State: About 200 inmates set free in drug lab crisis

Shortly after the announcement that a rogue chemist had allegedly tainted thousands of drug evidence samples, city and state leaders worried that a flood of inmates could be released back into communities.

However, the state’s secretary of public safety and security said yesterday that 195 inmates have been released statewide as of Nov. 10 with 79 of those inmates being released in Boston.

“The number’s a lot less than what we thought,” Secretary Mary Elizabeth Heffernan said in her testimony during an oversight hearing at the State House yesterday.

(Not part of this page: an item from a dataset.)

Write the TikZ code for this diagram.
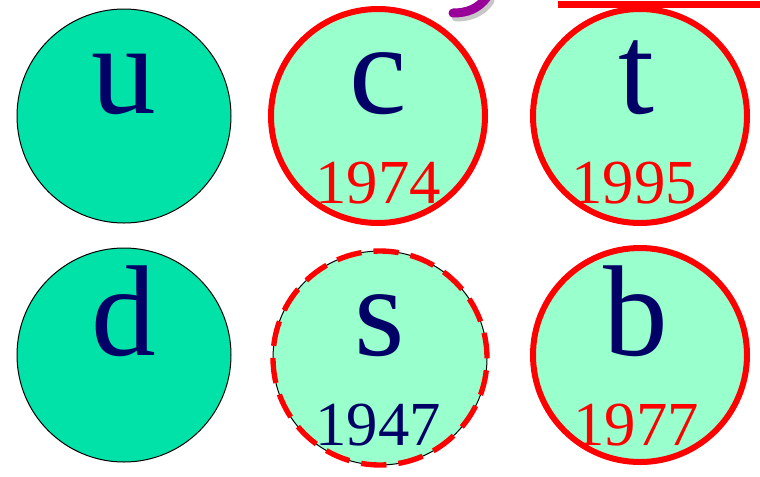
\documentclass[tikz,border=0pt]{standalone}
\usepackage{fontspec}
\setmainfont{Liberation Serif}
\usetikzlibrary{positioning}
\definecolor{qnavy}{RGB}{0,0,102}
\definecolor{qred}{RGB}{255,0,0}
\definecolor{qdark}{RGB}{0,226,168}
\definecolor{qlight}{RGB}{153,255,204}
\definecolor{qpurple}{RGB}{153,0,153}

\begin{document}
\begin{tikzpicture}[x=0.75pt,y=-0.75pt,
  quark/.style={circle,draw=black,line width=0.75pt,minimum size=160.5pt,inner sep=0pt},
  light/.style={quark,fill=qdark},
  heavy/.style={quark,fill=qlight},
  found/.style={draw=qred,line width=4.5pt},
  flav/.style={font=\fontsize{97}{97}\selectfont,text=qnavy,anchor=base,inner sep=0pt},
  year/.style={font=\fontsize{47}{47}\selectfont,text=qred,anchor=base,inner sep=0pt}]
\useasboundingbox (0,0) rectangle (760,476);

% --- cut-off bits at the top -------------------------------------------
\draw[black!22,line width=6.75pt,line cap=round] (456,17) .. controls (470,17) and (481,13) .. (490,1);
\draw[qpurple,line width=6.75pt,line cap=round] (453,13) .. controls (467,13) and (478,9) .. (487,-3);
\draw[qred,line width=5.25pt] (558,4.5) -- (762,4.5);

% --- first generation --------------------------------------------------
\node[light] (u) at (124,116) {};
\node[flav] (ulab) at (124,113) {u};
\node[light] (d) at (124,355) {};
\node[flav] (dlab) at (124,355) {d};

% --- second generation -------------------------------------------------
\node[heavy,found] (c) at (378,116) {};
\node[flav] (clab) at (378,113) {c};
\node[year] (cyear) at (378,203) {1974};
\node[heavy] (s) at (380,358) {};
\node[quark,draw=qred,line width=4pt,dash pattern=on 19pt off 9pt] (sring) at (380,358) {};
\node[flav] (slab) at (380,355) {s};
\node[year,text=qnavy] (syear) at (378,445) {1947};

% --- third generation --------------------------------------------------
\node[heavy,found] (t) at (640,116) {};
\node[flav] (tlab) at (636,113) {t};
\node[year] (tyear) at (634,203) {1995};
\node[heavy,found] (b) at (640,355) {};
\node[flav] (blab) at (636,355) {b};
\node[year] (byear) at (636,445) {1977};
\end{tikzpicture}
\end{document}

Former state chemist Annie Dookhan has been charged with allegedly mishandling drug samples at a state lab in Jamaica Plain. State officials estimated that as many as 34,000 criminal drug cases may be impacted and a special group is currently reviewing the cases.

Heffernan also told the committees of lawmakers holding the hearing that there are other difficulties with the fall out.

“Matching services with offenders when they come out continues to be a challenge,” she said of reentry services.

She also said she is seeking more than $3 million for her department to help with a backlog of about 10,000 cases.

Oversight under fire

Alleged rogue chemist Annie Dookhan’s productivity was regularly about 50 percent better than her fellow scientists and it did not drop even though her colleague’s work did after a court decision requiring researchers to testify in drug cases.

Health and Human Services Secretary JudyAnn Bigby testified yesterday that the red flags raised by the high productivity were not properly investigated.

Bigby also said that officials were not made aware of lapses in protocol by Dookhan even though it was discovered by lab managers in June 2011.